Kyrie Irving sent shockwaves around the league this summer when he requested a trade away from the Cleveland Cavaliers. A NBA champion at the age of 25 and enjoying a virtually guaranteed trip to the finals every year alongside one of the all-time greats, Irving seemed to be the envy of almost every player in the league.
However Irving remained adamant that he sought greener pastures, with reports indicating that he was tired of constantly playing under the shadow of LeBron James. As one of the premier point guards in the league, Irving found no shortage of suitors, but it was up to the Cavaliers to find a package of picks and players that would sufficiently compensate for the loss of the man who had hit the game winning shot of the most pivotal game in team history.

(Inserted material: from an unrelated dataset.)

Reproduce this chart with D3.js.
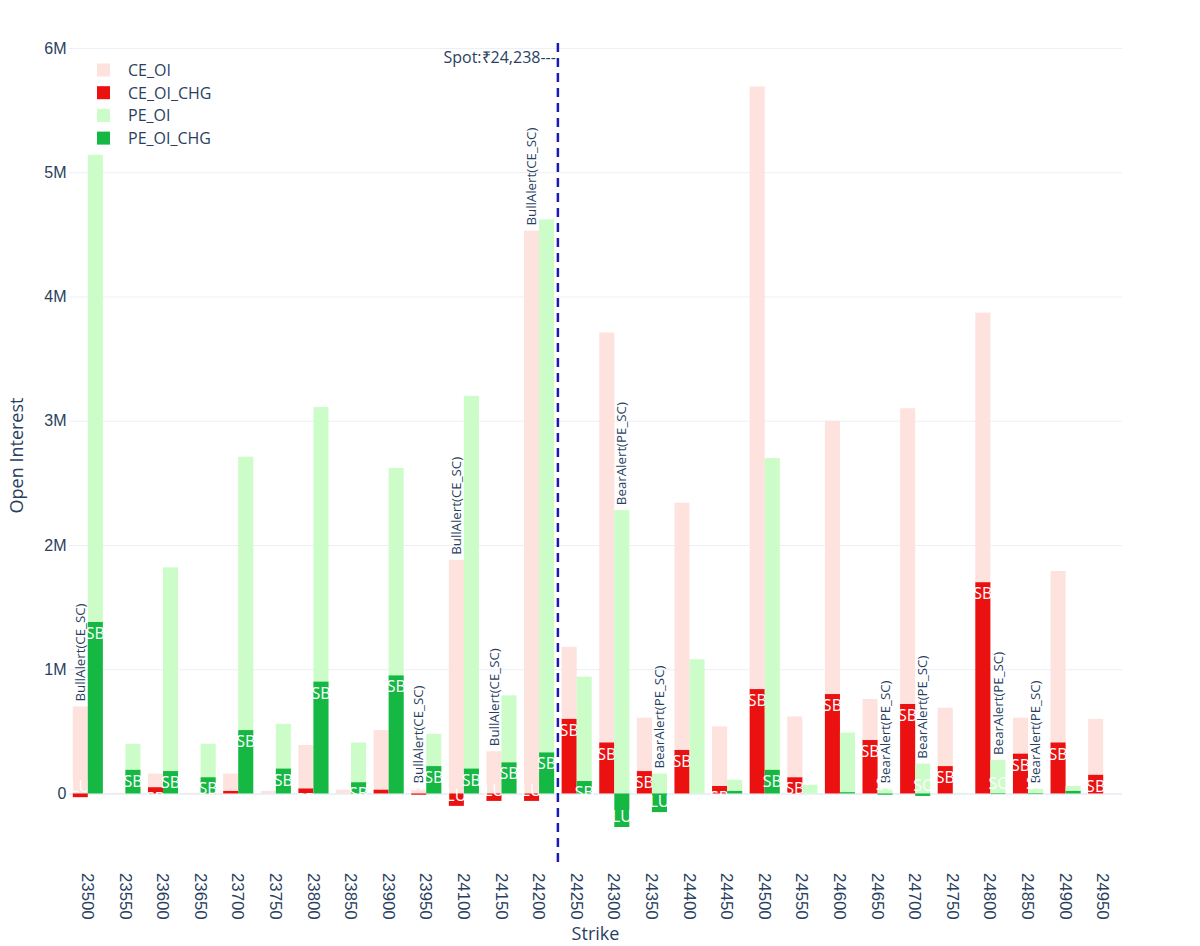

Finally, after dozens of trade scenarios, an unlikely name came to the fore last week: the Boston Celtics. The Celtics had faced off against the Cavaliers in last season’s Eastern Conference Finals, and a blockbuster trade between the first and second seeds would have seemed unlikely, if nothing else due to the competition. However, Boston offered a significant package: their own all-star point guard, Isaiah Thomas, Jae Crowder, Ante Zizic and the coveted 2018 Brooklyn pick.
For Cleveland, the benefits are obvious. Thomas had a breakout season last year, averaging 29 points per game, and should be up to the task of filling up the gap left by Irving. Crowder is a solid starter on a great contract; he averaged a career high inthree point shooting last season and provides Lebron a defensive break by acting as another body to throw at Kevin Durant in the finals. Zizic is a solid prospect, although a little raw and yet to play NBA minutes, but the real crown jewel of this package is the Nets pick. Projected to be a lottery pick, it gives the Cavaliers an easy route into a rebuild should LeBron seem ever more likely to leave Cleveland next summer.

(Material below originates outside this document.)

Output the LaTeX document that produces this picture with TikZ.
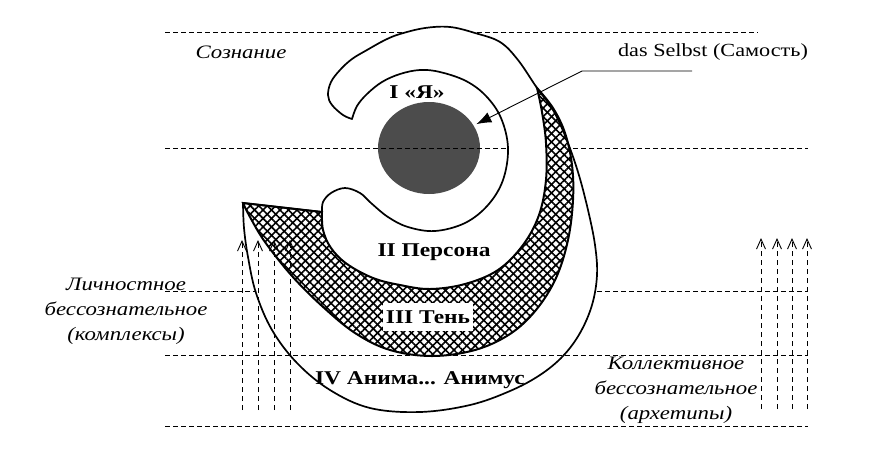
\documentclass[tikz,border=0pt]{standalone}
\usepackage{fontspec}
\setmainfont{Liberation Serif}[FakeStretch=1.2]
\usetikzlibrary{arrows.meta,patterns.meta,shapes.geometric}

\begin{document}
\begin{tikzpicture}[x=1pt,y=-1pt,
  level/.style={dash pattern=on 5pt off 3pt, line width=0.8pt},
  rise/.style={dash pattern=on 5pt off 4pt, line width=0.8pt, -{Straight Barb[length=10pt,width=9pt,line width=0.9pt]}},
  contour/.style={line width=1.7pt, line join=round},
  netfill/.style={line width=2pt, pattern={Lines[angle=45,distance=6pt,line width=1.6pt]},
    postaction={pattern={Lines[angle=-45,distance=6pt,line width=1.6pt]}}},
  zone/.style={font=\fontsize{19.5}{22}\selectfont\bfseries},
  layer/.style={font=\fontsize{19}{25}\selectfont\itshape, align=center}]
\useasboundingbox (0,0) rectangle (890,456);

% the self
\node[ellipse, fill=black!70, minimum width=102pt, minimum height=92pt, inner sep=0pt] (self) at (429,148) {};

% levels of the psyche
\draw[level] (165,32) -- (758,32);
\draw[level] (165,148) -- (808,148);
\draw[level] (165,291) -- (808,291);
\draw[level] (165,426) -- (808,426);

% spiral outline
\draw[contour, fill=white] plot[smooth, tension=0.6] coordinates {(352,119) (343,115) (332,105) (328,95) (331,82) (340,70) (352,59) (367,50) (385,40) (400,34) (425,28) (450,27) (475,33) (500,42) (518,60) (537,88) (553,110) (566,138) (578,172) (588,210) (595,245) (597,275) (592,305) (580,333) (563,356) (540,375) (510,391) (470,405) (420,412) (370,408) (330,390) (297,363) (272,330) (256,293) (248,257) (244,228) (243,203)}
  -- plot[smooth, tension=0.6] coordinates {(322,212) (323,202) (331,193) (345,188) (360,193) (371,203) (388,217) (408,227) (435,231) (465,223) (488,205) (503,180) (508,148) (501,118) (486,96) (466,81) (440,72) (420,70) (400,74) (382,82) (367,94) (357,106) (352,119)}
  -- cycle;

% shadow band
\draw[netfill] (243,203) -- plot[smooth, tension=0.6] coordinates {(322,212) (323,230) (331,248) (347,264) (373,278) (400,285) (430,289) (465,284) (498,270) (523,245) (539,215) (546,180) (546,143) (542,112) (537,88)}
  -- plot[smooth, tension=0.6] coordinates {(537,88) (553,108) (565,133) (572,165) (573,200) (568,240) (556,278) (536,310) (510,334) (475,350) (432,356) (390,350) (355,333) (322,306) (292,276) (265,242) (250,217) (243,203)}
  -- cycle;

\draw[level] (165,355) -- (808,355);

% rising archetypes
\foreach \x [count=\i] in {242,258,274,290} {
  \coordinate (pb\i) at (\x,410);
  \coordinate (pt\i) at (\x,240);
  \draw[rise] (pb\i) -- (pt\i);
}
\foreach \x [count=\i] in {761,777,792,807} {
  \coordinate (cb\i) at (\x,409);
  \coordinate (ct\i) at (\x,238);
  \draw[rise] (cb\i) -- (ct\i);
}

% labels
\node[zone] (ego) at (417,92) {I «Я»};
\node[zone] (persona) at (434,252) {II Персона};
\node[zone, fill=white, minimum width=90pt, minimum height=28pt, inner sep=0pt] (shadow) at (428,317) {III Тень};
\node[zone] (anima) at (420,380) {IV Анима... Анимус};
\node[font=\fontsize{18.5}{22}\selectfont] (selbstlbl) at (713,52) {das Selbst (Самость)};
\node[layer] (aware) at (241,52) {Сознание};
\node[layer] (personal) at (126,311) {Личностное\\бессознательное\\(комплексы)};
\node[layer] (collective) at (676,390) {Коллективное\\бессознательное\\(архетипы)};

\coordinate (hook) at (692,71);
\coordinate (knee) at (582,71);
\draw[line width=0.9pt, shorten >=3pt, -{Latex[length=15pt,width=11pt]}] (hook) -- (knee) -- (self);
\end{tikzpicture}
\end{document}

Boston’s side of the trade is a little less clear. Irving is certainly an established star only just entering his prime. However, for a team that has hoarded its assets for so long and refused trades including Jimmy Butler and DeMarcus Cousins, it is a little perplexing why Boston might give in so easily to acquire a point guard that has already tanked his trade value by demanding an exit. With context, however, it becomes clear: Thomas, despite having a career year, is much older than Irving and is out of contract next summer. As this will likely be his last opportunity for a major payday, he will almost certainly demand a long term max contract — one that would eat up a significant portion of Boston’s cap space for an undersized point guard on the wrong side of 30. This is compounded by the fact that Boston’s young core, centered around Jaylen Brown and Jayson Tatum, would be beginning to develop into premier talent around during that time period. Thomas may be a fan-favorite, but the Celtics would be wise to refuse his demands of a long term contract, and from a purely business point of view, he holds little value to the Celtics in the present.

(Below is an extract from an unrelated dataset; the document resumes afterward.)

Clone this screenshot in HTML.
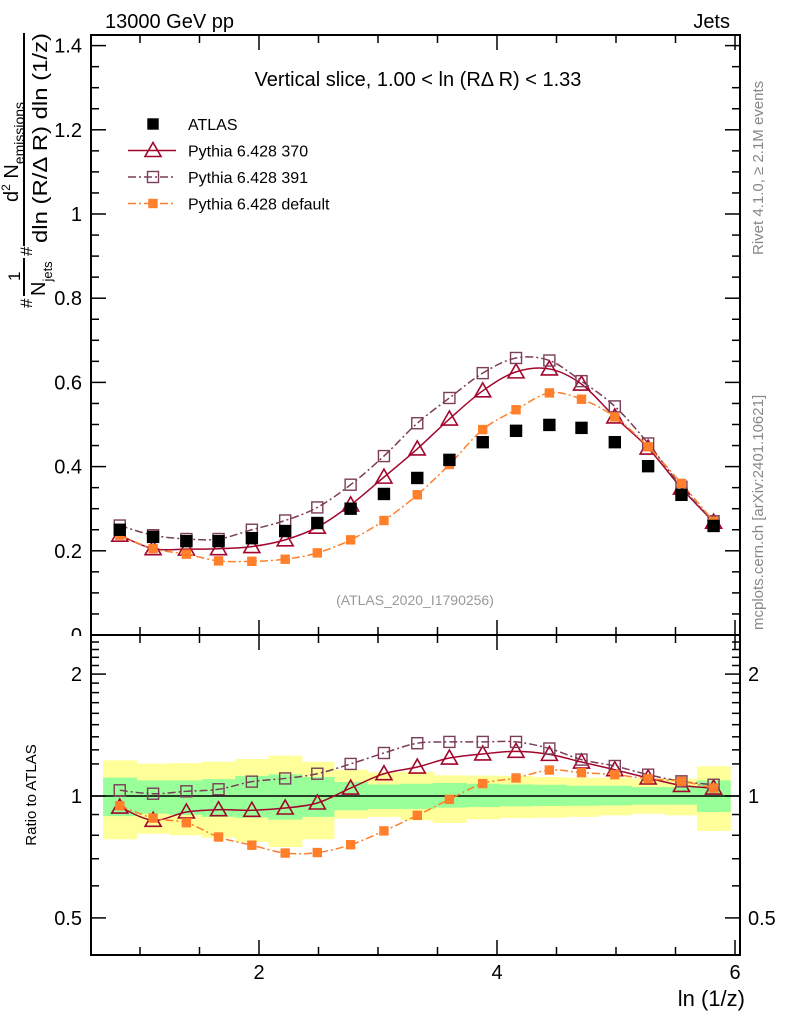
<!DOCTYPE html>
<html><head><meta charset="utf-8"><style>
html,body{margin:0;padding:0;background:#fff;}
svg{display:block;font-family:"Liberation Sans",sans-serif;}
</style></head><body>
<svg id="c" width="786" height="1024" viewBox="0 0 786 1024" xmlns="http://www.w3.org/2000/svg">
<g id="ylab" fill="#000">
  <text transform="translate(47,243) rotate(-90)" font-size="20" textLength="210" lengthAdjust="spacingAndGlyphs">dln (R/Δ R) dln (1/z)</text>
  <line x1="24" y1="246" x2="24" y2="33" stroke="#000" stroke-width="2"/>
  <text transform="translate(18,202) rotate(-90)" font-size="20">d<tspan font-size="12" dy="-8">2</tspan><tspan dy="8"> N</tspan><tspan font-size="14" dy="6">emissions</tspan></text>
  <text transform="translate(32,256) rotate(-90)" font-size="17">#</text>
  <text transform="translate(32,308) rotate(-90)" font-size="17">#</text>
  <text transform="translate(20,281) rotate(-90)" font-size="17">1</text>
  <line x1="24" y1="296" x2="24" y2="258" stroke="#000" stroke-width="2"/>
  <text transform="translate(45,296) rotate(-90)" font-size="20">N<tspan font-size="13" dy="7">jets</tspan></text>
</g>
<text x="105" y="28" font-size="20">13000 GeV pp</text>
<text x="730" y="28" font-size="20" text-anchor="end">Jets</text>
<text transform="translate(763,255) rotate(-90)" font-size="15" fill="#888">Rivet 4.1.0, ≥ 2.1M events</text>
<text transform="translate(763,630) rotate(-90)" font-size="15" fill="#888">mcplots.cern.ch [arXiv:2401.10621]</text>
<text x="418" y="86" font-size="20" text-anchor="middle">Vertical slice, 1.00 &lt; ln (RΔ R) &lt; 1.33</text>
<text x="415" y="605" font-size="14" fill="#999" text-anchor="middle">(ATLAS_2020_I1790256)</text>
<text x="745" y="1006" font-size="22" text-anchor="end">ln (1/z)</text>
<g id="main"></g>
<g id="ratio"></g>
<text transform="translate(36,795) rotate(-90)" font-size="15" text-anchor="middle">Ratio to ATLAS</text>
<g id="legend"></g>
</svg>
<script>
const xVals=[0.83,1.11,1.39,1.66,1.94,2.22,2.49,2.77,3.05,3.33,3.60,3.88,4.16,4.44,4.71,4.99,5.27,5.55,5.82];
const atlas=[0.25,0.233,0.223,0.223,0.23,0.247,0.266,0.30,0.335,0.373,0.416,0.458,0.485,0.499,0.492,0.458,0.401,0.333,0.259];
const py370=[0.237,0.205,0.204,0.205,0.21,0.226,0.256,0.309,0.375,0.442,0.513,0.580,0.625,0.632,0.596,0.518,0.444,0.349,0.268];
const py391=[0.26,0.237,0.228,0.228,0.25,0.272,0.303,0.357,0.425,0.503,0.563,0.622,0.658,0.652,0.603,0.543,0.455,0.352,0.27];
const pyDef=[0.237,0.205,0.192,0.176,0.175,0.18,0.195,0.226,0.272,0.333,0.405,0.488,0.535,0.575,0.56,0.518,0.447,0.36,0.27];
const r370=[0.939,0.871,0.913,0.925,0.922,0.934,0.961,1.046,1.135,1.179,1.241,1.27,1.289,1.267,1.213,1.161,1.108,1.062,1.046];
const r391=[1.033,1.013,1.027,1.039,1.085,1.105,1.135,1.2,1.277,1.35,1.36,1.36,1.36,1.31,1.23,1.186,1.129,1.087,1.066];
const rDef=[0.946,0.882,0.859,0.792,0.756,0.723,0.725,0.758,0.82,0.896,0.981,1.073,1.108,1.159,1.142,1.129,1.103,1.087,1.046];
const yelUp=[1.225,1.202,1.206,1.215,1.234,1.258,1.215,1.161,1.144,1.148,1.125,1.123,1.121,1.114,1.11,1.11,1.104,1.104,1.184];
const yelLo=[0.782,0.807,0.8,0.789,0.77,0.748,0.782,0.879,0.888,0.871,0.858,0.876,0.882,0.884,0.888,0.896,0.904,0.896,0.82];
const grnUp=[1.11,1.093,1.093,1.101,1.121,1.131,1.114,1.083,1.068,1.072,1.077,1.072,1.068,1.066,1.06,1.06,1.052,1.052,1.093];
const grnLo=[0.892,0.904,0.898,0.888,0.884,0.874,0.888,0.922,0.929,0.929,0.936,0.939,0.943,0.945,0.946,0.948,0.952,0.952,0.913];
const mainTicks=[0,0.2,0.4,0.6,0.8,1,1.2,1.4];
const mainTickLabels=["0","0.2","0.4","0.6","0.8","1","1.2","1.4"];
const ratioTicks=[0.5,1,2];
const ratioTickLabels=["0.5","1","2"];
const xTicks=[2,4,6];
const xTickLabels=["2","4","6"];

const NS="http://www.w3.org/2000/svg";
const L=91,R=740,MT=35,MB=635,RT=635,RB=955;
const X=v=>259+(v-2)*119;
const Y=v=>635-v*421;
const YR=r=>796-405*Math.log10(r);
function mk(p,tag,at){const e=document.createElementNS(NS,tag);for(const k in at)e.setAttribute(k,at[k]);p.appendChild(e);return e;}
const main=document.getElementById('main'),ratio=document.getElementById('ratio'),leg=document.getElementById('legend');
const binW=xVals[1]-xVals[0];
function edges(i){return [X(xVals[i]-binW/2),X(xVals[i]+binW/2)];}
function smooth(pts){let d=`M${pts[0][0]},${pts[0][1]}`;for(let i=0;i<pts.length-1;i++){const p0=pts[Math.max(i-1,0)],p1=pts[i],p2=pts[i+1],p3=pts[Math.min(i+2,pts.length-1)];d+=` C${p1[0]+(p2[0]-p0[0])/6},${p1[1]+(p2[1]-p0[1])/6} ${p2[0]-(p3[0]-p1[0])/6},${p2[1]-(p3[1]-p1[1])/6} ${p2[0]},${p2[1]}`;}return d;}
function tri(g,x,y,c){return mk(g,'polygon',{points:`${x},${y-8} ${x-8},${y+6} ${x+8},${y+6}`,fill:'none',stroke:c,'stroke-width':1.6});}
function sq(g,x,y,c,fill,s){return mk(g,'rect',{x:x-s/2,y:y-s/2,width:s,height:s,fill:fill?c:'none',stroke:c,'stroke-width':1.4});}
const C370='#a3062c',C391='#7b3d58',CDEF='#ff7f2a';
const series=[
 {name:'py370',vals:py370,rv:r370,c:C370,dash:'',mark:'tri'},
 {name:'py391',vals:py391,rv:r391,c:C391,dash:'8,3,2,3',mark:'osq'},
 {name:'pydefault',vals:pyDef,rv:rDef,c:CDEF,dash:'8,3,2,3',mark:'fsq'}];
function drawSeries(g,vals,fy,s){
  const p=mk(g,'path',{d:smooth(vals.map((v,i)=>[X(xVals[i]),fy(v)])),fill:'none',stroke:s.c,'stroke-width':1.5,'stroke-dasharray':s.dash});
  
  
  vals.forEach((v,i)=>{let m;
    if(s.mark==='tri')m=tri(g,X(xVals[i]),fy(v),s.c);
    else if(s.mark==='osq')m=sq(g,X(xVals[i]),fy(v),s.c,false,11);
    else m=sq(g,X(xVals[i]),fy(v),s.c,true,8);
    
    });
}
mainTicks.forEach((t,i)=>{const tx=mk(main,'text',{x:82,y:Y(t)+7,'font-size':20,'text-anchor':'end'});tx.textContent=mainTickLabels[i];
  
  });
series.forEach(s=>drawSeries(main,s.vals,Y,s));
atlas.forEach((v,i)=>{const m=sq(main,X(xVals[i]),Y(v),'#000',true,11);
  
  });
const mf=mk(main,'rect',{x:L,y:MT,width:R-L,height:MB-MT,fill:'none',stroke:'#000','stroke-width':2});


for(let v=0;v<=1.45;v+=0.05){const y=Y(v);if(y<MT)continue;const maj=Math.abs(v/0.2-Math.round(v/0.2))<0.01;const l=maj?15:8;
  mk(main,'line',{x1:L,y1:y,x2:L+l,y2:y,stroke:'#000','stroke-width':1.5});mk(main,'line',{x1:R-l,y1:y,x2:R,y2:y,stroke:'#000','stroke-width':1.5});}
function xt(g,top,bot){for(let v=1;v<=6;v+=0.5){const x=X(v);if(x<L||x>R)continue;const l=(v%2===0)?15:8;
  mk(g,'line',{x1:x,y1:top,x2:x,y2:top+l,stroke:'#000','stroke-width':1.5});mk(g,'line',{x1:x,y1:bot-l,x2:x,y2:bot,stroke:'#000','stroke-width':1.5});}}
xt(main,MT,MB);
mk(ratio,'rect',{x:60,y:RT+1,width:R-60,height:RB-RT,fill:'#fff'});
xVals.forEach((v,i)=>{const [a,b]=edges(i);
  const y=mk(ratio,'rect',{x:a,y:YR(yelUp[i]),width:b-a+0.5,height:YR(yelLo[i])-YR(yelUp[i]),fill:'#ffff99'});
  
  });
xVals.forEach((v,i)=>{const [a,b]=edges(i);
  const g=mk(ratio,'rect',{x:a,y:YR(grnUp[i]),width:b-a+0.5,height:YR(grnLo[i])-YR(grnUp[i]),fill:'#99ff99'});
  
  });
mk(ratio,'line',{x1:L,y1:YR(1),x2:R,y2:YR(1),stroke:'#000','stroke-width':1.5});
series.forEach(s=>drawSeries(ratio,s.rv,YR,s));
const rf=mk(ratio,'rect',{x:L,y:RT,width:R-L,height:RB-RT,fill:'none',stroke:'#000','stroke-width':2});


xt(ratio,RT,RB);
[0.5,0.6,0.7,0.8,0.9,1,1.2,1.3,1.4,1.5,1.6,1.7,1.8,1.9,2,2.1,2.2,2.3,2.4].forEach(r=>{const y=YR(r);const maj=(r===0.5||r===1||r===2);const l=maj?15:8;
  mk(ratio,'line',{x1:L,y1:y,x2:L+l,y2:y,stroke:'#000','stroke-width':1.5});mk(ratio,'line',{x1:R-l,y1:y,x2:R,y2:y,stroke:'#000','stroke-width':1.5});});
ratioTicks.forEach((t,i)=>{const a=mk(ratio,'text',{x:82,y:YR(t)+7,'font-size':20,'text-anchor':'end'});a.textContent=ratioTickLabels[i];
  
  
  const b=mk(ratio,'text',{x:748,y:YR(t)+7,'font-size':20});b.textContent=ratioTickLabels[i];
  
  });
xTicks.forEach((t,i)=>{const a=mk(ratio,'text',{x:X(t),y:979,'font-size':20,'text-anchor':'middle'});a.textContent=xTickLabels[i];
  
  });
const lg=[{t:'ATLAS',s:null},{t:'Pythia 6.428 370',s:series[0]},{t:'Pythia 6.428 391',s:series[1]},{t:'Pythia 6.428 default',s:series[2]}];
lg.forEach((e,i)=>{const y=124+i*26.5;const g=mk(leg,'g',{});
  
  
  if(!e.s){sq(g,153,y,'#000',true,10);}
  else{mk(g,'line',{x1:128,y1:y,x2:176,y2:y,stroke:e.s.c,'stroke-width':1.5,'stroke-dasharray':e.s.dash});
    if(e.s.mark==='tri')tri(g,153,y,e.s.c);else if(e.s.mark==='osq')sq(g,153,y,e.s.c,false,11);else sq(g,153,y,e.s.c,true,8);}
  const t=mk(g,'text',{x:188,y:y+6,'font-size':16});t.textContent=e.t;});
</script>
</body></html>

Jae Crowder is in something of a similar boat. While he is a solid player on a team-friendly contract, his timeline does not match up with Brown’s or Tatum’s, and he would only take valuable minutes away from them. In addition, with the signing of Gordon Hayward this summer, Crowder would have seemed superfluous. Zizic is only a prospect, likely added just to make salaries match. The Nets’ pick, then, is the only real item of value given up by Boston. However, given the unpredictability of the draft, it is always advisable to take an established star over a draft pick.
It is always difficult to see how trades will pan out. The very trade that got the Celtics their Nets’ picks in the first place was seen at the time as a solid, balanced trade, but as the years passed it became very apparent that the Celtics had gotten the upper hand. Still, from what we know now, it seems the impossible has happened: the two best teams in a conference have completed a major trade moving key pieces and yet both have benefited from it.